The ’49 poster is the strangest of the bunch. The vehicle depicted, which luckily and fittingly seems completely fanciful, is an aesthetic nightmare. Whoever drew this had little to no interest in cars.
The frequency of deliberately anonymous cars featuring on Geneva Motor Show PR material fell off a cliff in the ‘50s, though I may not have had access to every single poster ever designed.
Then we have the case of the 1967 poster. A work that, for those of us who have a thing for “deliberately anonymous” cars (in silhouette form), is a bit of a dream come true.
A weird one, this ’78. A deliberately anonymous dashboard with some not-very-anonymous cars in the background: we can make out a blurry Ferrari BB and a Citroën GS.
The final poster is a great one, looking back to previous decades as well as forwards to a one-box teardrop future. We never did get to that, did we? Automotive design went more with the angry-robot-on-stilts route. We still had delusions of aerodynamic purity in the early ‘90s.
Related posts:
CC Outtake: The Deliberately Anonymous Car Part 1, by Don Andreina
TATRA87, Your posts continue to set the standard. Thanks once again for rewarding my curiosity.
Well done, what a mesmerizing post. It makes me think of a couple of anon-cars from British TV.
There’s a quick glance of a 1920s stylized roadster in the opening animation of “Jeeves and Wooster” (1990); and another in the opening of “A Dorothy L. Sayers Mystery” (1987).
Of course we all know that Lord Peter Wimsey drives a 1927 Daimler Double Six in the BBC1 series from the early ’70s. Not anonymous but still very cool.
Don’t quite understand why they wanted a naked lady on their 1906 poster. Wouldn’t she get very cold if she went for a ride in that touring car? But I am in love with the art deco posters that came later. Having them in my inbox makes a perfect start to my day.

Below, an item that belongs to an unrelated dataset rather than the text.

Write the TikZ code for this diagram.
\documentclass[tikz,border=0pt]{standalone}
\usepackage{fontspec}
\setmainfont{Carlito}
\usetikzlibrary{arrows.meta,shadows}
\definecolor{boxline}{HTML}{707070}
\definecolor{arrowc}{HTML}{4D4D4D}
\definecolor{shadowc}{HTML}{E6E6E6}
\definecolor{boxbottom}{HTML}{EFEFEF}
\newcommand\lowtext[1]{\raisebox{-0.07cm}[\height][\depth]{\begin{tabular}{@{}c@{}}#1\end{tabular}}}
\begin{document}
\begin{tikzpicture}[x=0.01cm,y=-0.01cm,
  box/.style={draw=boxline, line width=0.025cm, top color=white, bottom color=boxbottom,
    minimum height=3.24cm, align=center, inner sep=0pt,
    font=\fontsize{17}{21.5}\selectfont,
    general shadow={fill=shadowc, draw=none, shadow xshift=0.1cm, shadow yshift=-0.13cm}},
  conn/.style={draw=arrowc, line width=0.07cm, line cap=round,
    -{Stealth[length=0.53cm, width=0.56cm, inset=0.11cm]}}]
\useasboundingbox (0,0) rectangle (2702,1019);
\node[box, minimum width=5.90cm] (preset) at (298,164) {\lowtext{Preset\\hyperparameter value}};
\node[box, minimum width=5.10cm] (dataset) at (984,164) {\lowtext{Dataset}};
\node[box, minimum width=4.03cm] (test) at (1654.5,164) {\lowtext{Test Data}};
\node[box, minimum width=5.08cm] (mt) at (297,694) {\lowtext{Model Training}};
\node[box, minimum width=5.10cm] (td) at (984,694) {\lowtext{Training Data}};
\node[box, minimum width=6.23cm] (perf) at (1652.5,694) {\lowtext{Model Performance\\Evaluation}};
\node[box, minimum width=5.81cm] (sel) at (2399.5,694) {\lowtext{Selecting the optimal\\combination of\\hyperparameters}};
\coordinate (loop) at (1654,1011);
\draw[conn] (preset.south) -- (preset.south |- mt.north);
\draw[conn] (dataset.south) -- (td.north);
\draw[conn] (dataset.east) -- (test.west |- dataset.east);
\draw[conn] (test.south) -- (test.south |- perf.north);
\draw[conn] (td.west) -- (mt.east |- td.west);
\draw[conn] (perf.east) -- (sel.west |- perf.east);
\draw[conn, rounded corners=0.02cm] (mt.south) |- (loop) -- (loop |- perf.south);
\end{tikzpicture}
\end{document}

That’s a fine collection. Although they appeared just about everywhere it was possible for them to be applied, in the tight space of the advertising poster the motifs of artistic movements of the early to mid-twentieth century (Futurism, Cubism, Art Deco, Vorticism) worked really well. Fortunately we can imagine what motorists would have worn in 1906 because of a 1942 entry in Count Ciano’s diary. Count Galeazzo Ciano (1903–1944; Italian foreign minister 1936-1944) wasn’t an impartial observer of anything German but he had a diarist’s eye and left a vivid description of the impression the Hermann Göring (1893–1946) made during his visit to Rome in 1942: “At the station, he wore a great sable coat, something between what motorists wore in 1906 and what a high grade prostitute wears to the opera.” Fashionistas probably think Lindsay Lohan wore the sable coat better at New York Fashion Week in 2024.
Oh, what a superb finger-up-his-nose comment about that man! Just wish I’d been there, and had the wit and courage to say the same to his face. Or, on second thoughts, I don’t.

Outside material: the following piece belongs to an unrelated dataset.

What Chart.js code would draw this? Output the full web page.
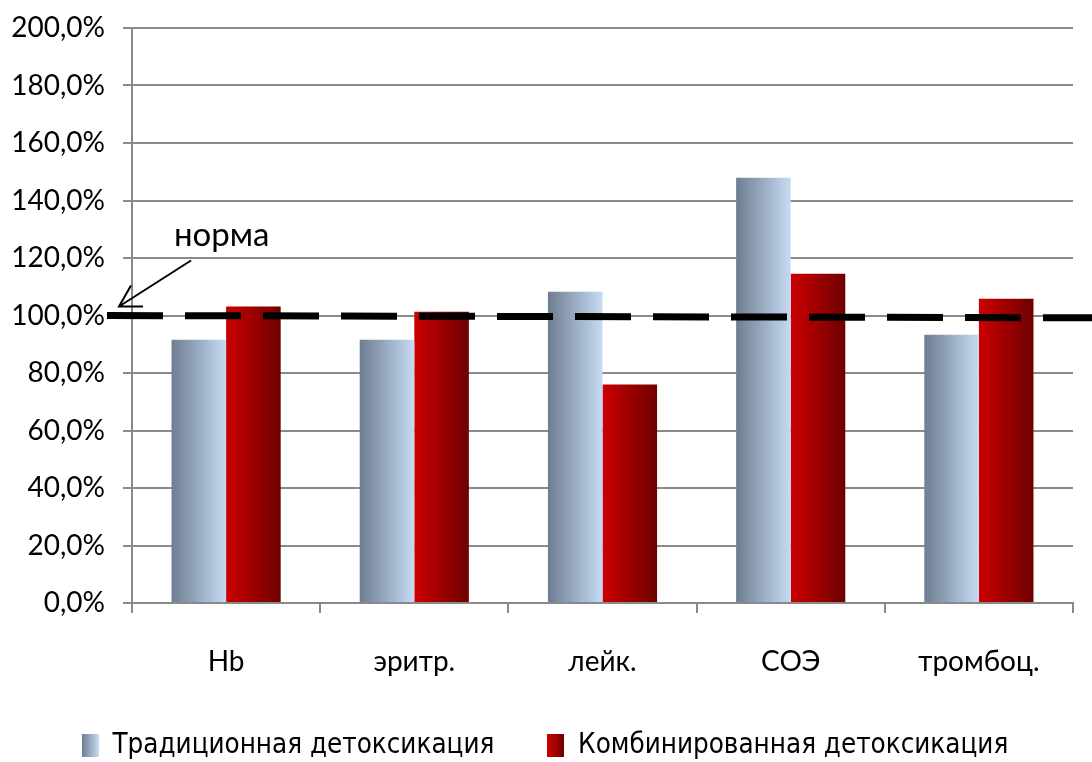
<!DOCTYPE html>
<html lang="ru">
<head>
<meta charset="utf-8">
<title>Показатели крови</title>
<script src="https://cdn.jsdelivr.net/npm/chart.js@4.4.1/dist/chart.umd.min.js"></script>
<style>
  html, body { margin: 0; padding: 0; background: #ffffff; }
  #wrap { width: 1092px; height: 762px; position: relative; }
</style>
</head>
<body>
<div id="wrap"><canvas id="chart" width="1092" height="762"></canvas></div>
<script>
// Categories (blood indices) and the two treatment series, % of norm
const categories = ['Hb', 'эритр.', 'лейк.', 'СОЭ', 'тромбоц.'];
const seriesNames = ['Традиционная детоксикация', 'Комбинированная детоксикация'];
const traditional = [91.6, 91.6, 108.3, 147.9, 93.3];
const combined = [103.1, 101.3, 76.0, 114.5, 105.8];

// Y axis range and tick step
const yMin = 0;
const yMax = 200;
const yStep = 20;

// Norm reference line (start and end level of the dashed line)
const normLabel = 'норма';
const normStart = 100;
const normEnd = 99.2;

// Gradient stops: [left edge colour, right edge colour]
const gradBlue = ['#6e7d91', '#c6dbf3'];
const gradRed = ['#cc0000', '#6e0000'];

const GRID = '#8a8a8a';
const AXIS_FONT = { family: 'Lato, "Open Sans", sans-serif', size: 28 };
const LEGEND_FONT = { family: '"DejaVu Sans Condensed", "Liberation Sans Narrow", sans-serif', size: 27.5 };

function swatch(stops) {
  const c = document.createElement('canvas');
  c.width = 17; c.height = 23;
  const g = c.getContext('2d');
  const lg = g.createLinearGradient(0, 0, 17, 0);
  lg.addColorStop(0, stops[0]);
  lg.addColorStop(1, stops[1]);
  g.fillStyle = lg;
  g.fillRect(0, 0, 17, 23);
  return c;
}
const swatches = [swatch(gradBlue), swatch(gradRed)];
const stopsByDataset = [gradBlue, gradRed];

// Horizontal gradient across each individual bar
const barGradient = {
  id: 'barGradient',
  beforeDatasetsDraw(chart) {
    const ctx = chart.ctx;
    chart.data.datasets.forEach((ds, di) => {
      const meta = chart.getDatasetMeta(di);
      meta.data.forEach(el => {
        const p = el.getProps(['x', 'width'], true);
        const g = ctx.createLinearGradient(p.x - p.width / 2, 0, p.x + p.width / 2, 0);
        g.addColorStop(0, stopsByDataset[di][0]);
        g.addColorStop(1, stopsByDataset[di][1]);
        el.options = Object.assign({}, el.options, { backgroundColor: g });
      });
    });
  }
};

// Dashed norm line with its label and arrow
const normLine = {
  id: 'normLine',
  afterDatasetsDraw(chart) {
    const { ctx, chartArea, scales } = chart;
    const y1 = scales.y.getPixelForValue(normStart);
    const y2 = scales.y.getPixelForValue(normEnd);
    const x1 = chartArea.left - 25;
    const x2 = chart.width;
    ctx.save();
    ctx.strokeStyle = '#000000';
    ctx.lineWidth = 7;
    ctx.lineCap = 'butt';
    ctx.setLineDash([56, 22]);
    ctx.beginPath();
    ctx.moveTo(x1, y1);
    ctx.lineTo(x2, y2);
    ctx.stroke();
    ctx.setLineDash([]);

    const L = chartArea.left;
    ctx.lineWidth = 2;
    ctx.beginPath();
    ctx.moveTo(L + 59, y1 - 55);
    ctx.lineTo(L - 13, y1 - 9);
    ctx.moveTo(L - 1, y1 - 30);
    ctx.lineTo(L - 13, y1 - 9);
    ctx.lineTo(L + 11, y1 - 9);
    ctx.stroke();

    ctx.fillStyle = '#000000';
    ctx.font = '33px Lato, "Open Sans", sans-serif';
    ctx.textAlign = 'left';
    ctx.textBaseline = 'alphabetic';
    ctx.fillText(normLabel, L + 42, y1 - 70);
    ctx.restore();
  }
};

new Chart(document.getElementById('chart'), {
  type: 'bar',
  data: {
    labels: categories,
    datasets: [
      { label: seriesNames[0], data: traditional, backgroundColor: gradBlue[1], borderWidth: 0 },
      { label: seriesNames[1], data: combined, backgroundColor: gradRed[0], borderWidth: 0 }
    ]
  },
  options: {
    responsive: false,
    animation: false,
    events: [],
    datasets: { bar: { categoryPercentage: 0.58, barPercentage: 1.0 } },
    layout: { padding: { top: 28, right: 2, bottom: 0, left: 0 } },
    scales: {
      x: {
        grid: { display: true, drawOnChartArea: false, drawTicks: true, tickLength: 10, color: GRID, lineWidth: 2, offset: true },
        border: { display: true, color: GRID, width: 2 },
        ticks: { color: '#000000', font: AXIS_FONT, padding: 32, maxRotation: 0 },
        afterFit(scale) {
          scale.height = 76;
          scale.paddingLeft = 0;
          scale.paddingRight = 19;
        }
      },
      y: {
        min: yMin,
        max: yMax,
        grid: { color: GRID, lineWidth: 2, tickLength: 9 },
        border: { display: true, color: GRID, width: 2 },
        ticks: {
          stepSize: yStep,
          color: '#000000',
          font: AXIS_FONT,
          padding: 18,
          callback: v => v.toFixed(1).replace('.', ',') + '%'
        },
        afterFit(scale) {
          scale.width = 132;
          scale.paddingTop = 0;
          scale.paddingBottom = 0;
        }
      }
    },
    plugins: {
      tooltip: { enabled: false },
      legend: {
        position: 'bottom',
        maxHeight: 83,
        labels: {
          color: '#000000',
          font: LEGEND_FONT,
          usePointStyle: true,
          boxWidth: 17,
          boxHeight: 23,
          padding: 53,
          generateLabels(chart) {
            return chart.data.datasets.map((ds, i) => ({
              text: ds.label,
              pointStyle: swatches[i],
              fillStyle: stopsByDataset[i][1],
              strokeStyle: 'transparent',
              lineWidth: 0,
              hidden: false,
              datasetIndex: i,
              fontColor: '#000000'
            }));
          }
        }
      }
    }
  },
  plugins: [barGradient, normLine]
});
</script>
</body>
</html>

Reminds me of the equally wonderful (though famous) comment made in the ’60’s by the American writer Ralph Stein, who said words to the effect that the somewhat baroquely-adorned and fat Mercedes 540K “looked like dear Hermann Goering himself if he’d had wheels.”
The suit under that coat also reminds me of the Ernst Stavro Blofeld villain from the James Bond films, and by extension his Dr. Evil parody later, so I’d reckon Herr Göring’s sartorial tastes must have inspired the costuming for those characters.

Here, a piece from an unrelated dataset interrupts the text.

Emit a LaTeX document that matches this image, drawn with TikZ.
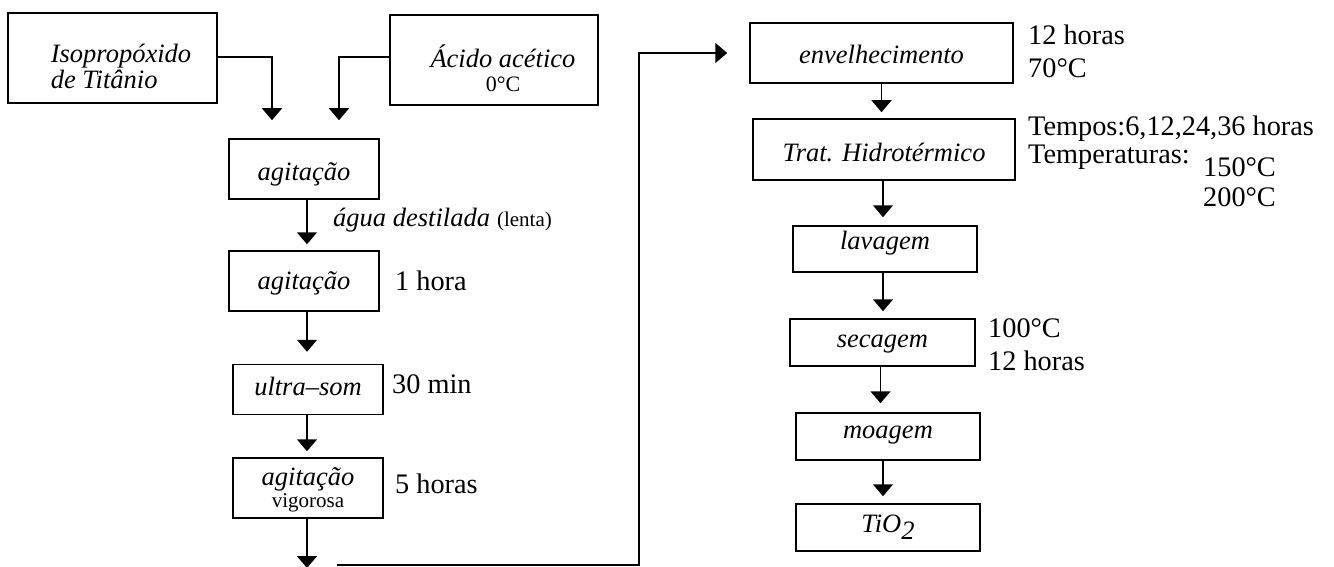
\documentclass[tikz,border=0pt]{standalone}
\usepackage{fontspec}
\setmainfont{Liberation Serif}
\usetikzlibrary{arrows.meta,calc}
\begin{document}
\begin{tikzpicture}[x=1pt,y=-1pt,
  box/.style={draw,line width=1.5pt,inner sep=0pt,font=\fontsize{26.5}{24}\selectfont\itshape,text depth=0pt},
  arr/.style={line width=1.5pt,-{Triangle[width=20pt,length=12pt]}},
  lbl/.style={inner sep=0pt,anchor=base west,font=\fontsize{28.3}{33}\selectfont},
  sm/.style={font=\fontsize{21}{21}\selectfont}]
\useasboundingbox (0,0) rectangle (1334,567);
% left column boxes
\node[box,minimum width=209pt,minimum height=90pt,text height=10pt] (b1) at (112.5,58)
  {\begin{tabular}[t]{@{\hspace{17pt}}l@{}}Isopropóxido\\de Titânio\end{tabular}};
\node[box,minimum width=208pt,minimum height=90pt,text height=16pt] (b2) at (494,60)
  {\begin{tabular}[t]{@{\hspace{18pt}}c@{}}Ácido acético\\{\fontsize{22}{22}\selectfont\upshape 0°C}\end{tabular}};
\node[box,minimum width=150pt,minimum height=60pt,text height=24pt] (ag1) at (304,169) {agitação};
\node[box,minimum width=150pt,minimum height=60pt,text height=16pt] (ag2) at (304,281) {agitação};
\node[box,minimum width=150pt,minimum height=50pt,text height=12pt] (us) at (308,389.5) {ultra–som};
\node[box,minimum width=150pt,minimum height=60pt,text height=0pt,text depth=6pt,font=\fontsize{26.5}{22}\selectfont\itshape] (av) at (308,488)
  {\begin{tabular}[t]{@{}c@{}}agitação\\{\fontsize{21}{21}\selectfont\upshape vigorosa}\end{tabular}};
% right column boxes
\node[box,minimum width=263pt,minimum height=60pt,text height=22pt] (env) at (881.5,53) {envelhecimento};
\node[box,minimum width=262pt,minimum height=61pt,text height=23pt] (trat) at (884,149.5) {Trat. Hidrotérmico};
\node[box,minimum width=184pt,minimum height=46pt,text height=0pt] (lav) at (885,249) {lavagem};
\node[box,minimum width=185pt,minimum height=47pt,text height=9pt] (sec) at (882.5,342.5) {secagem};
\node[box,minimum width=184pt,minimum height=47pt,text height=3pt] (moa) at (888,436.5) {moagem};
\node[box,minimum width=184pt,minimum height=47pt,text height=9pt] (tio) at (888,527.5) {TiO\raisebox{-7pt}{2}};
% helper coordinates
\coordinate (k1) at (272,0);
\coordinate (k2) at (339,0);
\coordinate (c0) at (308,568);
\coordinate (c1) at (337,565);
\coordinate (c2) at (639,565);
% connectors
\draw[arr,shorten >=18pt] ([yshift=1pt]b1.east) -| (ag1.north -| k1);
\draw[arr,shorten >=18pt] ([yshift=3pt]b2.west) -| (ag1.north -| k2);
\draw[arr,shorten >=6pt] ([xshift=3pt]ag1.south) -- ([xshift=3pt]ag2.north);
\draw[arr,shorten >=12pt] ([xshift=-1pt]us.north |- ag2.south) -- ([xshift=-1pt]us.north);
\draw[arr,shorten >=6pt] ([xshift=-1pt]av.north |- us.south) -- ([xshift=-1pt]av.north);
\draw[arr] ([xshift=-1pt]av.south) -- ([xshift=-1pt]c0);
\draw[arr,shorten >=22pt] (c1) -- (c2) |- (env.west);
\draw[arr,shorten >=6pt] (env.south) -- (env.south |- trat.north);
\draw[arr,shorten >=8pt] ([xshift=-1pt]trat.south) -- ([xshift=-1pt]trat.south |- lav.north);
\draw[arr,shorten >=7pt] ([xshift=-2pt]lav.south) -- ([xshift=-2pt]lav.south |- sec.north);
\draw[arr,shorten >=9pt] ([xshift=-2pt]sec.south) -- ([xshift=-2pt]sec.south |- moa.north);
\draw[arr,shorten >=7pt] ([xshift=-5pt]moa.south) -- ([xshift=-5pt]tio.north);
% labels
\node[lbl] (l1) at (333,226) {{\fontsize{26.5}{24}\selectfont\itshape água destilada} {\fontsize{21}{21}\selectfont(lenta)}};
\node[lbl] (l2) at (395,290) {1 hora};
\node[lbl] (l3) at (392,393) {30 min};
\node[lbl] (l4) at (395,493) {5 horas};
\node[lbl] (l5) at (1028,45) {12 horas};
\node[lbl] (l6) at (1028,78) {70°C};
\node[lbl] (l7) at (1028,136) {Tempos:6,12,24,36 horas};
\node[lbl] (l8) at (1028,164) {Temperaturas:};
\node[lbl] (l9) at (1203,176) {150°C};
\node[lbl] (l10) at (1203,207) {200°C};
\node[lbl] (l11) at (988,337) {100°C};
\node[lbl] (l12) at (988,370) {12 horas};
\end{tikzpicture}
\end{document}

That 1906 poster up top – it looks like the car is staring up and over at the model. Though few would blame it.
Oh, yes, you’re right, there IS a car.
The ’78 poster looks as though they used off-the-shelf diecast toy cars for the upper part.
It was already known in the early ’90s that any one-box teardrop future would be a reversed teardrop – people would not give up their passenger and cargo space! – leading to a shape appropriate for an era concept only if you accept it’s facing the opposite way to the others.
That 1967 poster seems to have a Rolls-Royce Camargue before Rolls ever built one- it’s following what’s either a 2CV or a Beetle…
Though unfortunately, the Camargue looks like a Camargue even after Rolls did build it.
These are spectacular. I’m glad someone thought to preserve auto-show posters from a century ago. They sure had some great graphic designers back then.
I like many of these vehicles, even the odd looking one in the 1949 poster .
-Nate
“Christine’s, older cuz”.
Professor T, you have quite excelled yourself. What a simply gorgeous collection. Has this sort of ability gone from us for good, or am I just being old?
This topic reminds me of a video I recently watched. An introductory promotional film for the International ‘S’ Series Medium Truck.
I’m a big music fan, and immediately recognized the tune of the music International used, as a full blown redux of ‘More than a Woman’ by the Bee Gees. I guess it flew under the radar (pre-Internet), of the people who would have represented the Bee Gees, and their record company.
It worked well here. But it appears infringement. Unless it was approved?
Wild, given the Saturday Night Fever soundtrack was massive.
Fun, to listen to both songs, back to back. You be the judge. lol
I’m quite certain it would have been some kind of licensed adaptation. There are SO many pop songs that have become commercial jingles over the years — I assume record labels have standard contracts for that kind of thing, if the money’s right.
You are likely correct. The 1977-1978 era were MASSIVE for RSO Records and the Bee Gees. They neither would have needed the marginal marketing or revenue, International would bring. Love how disco was, used to sell trucks.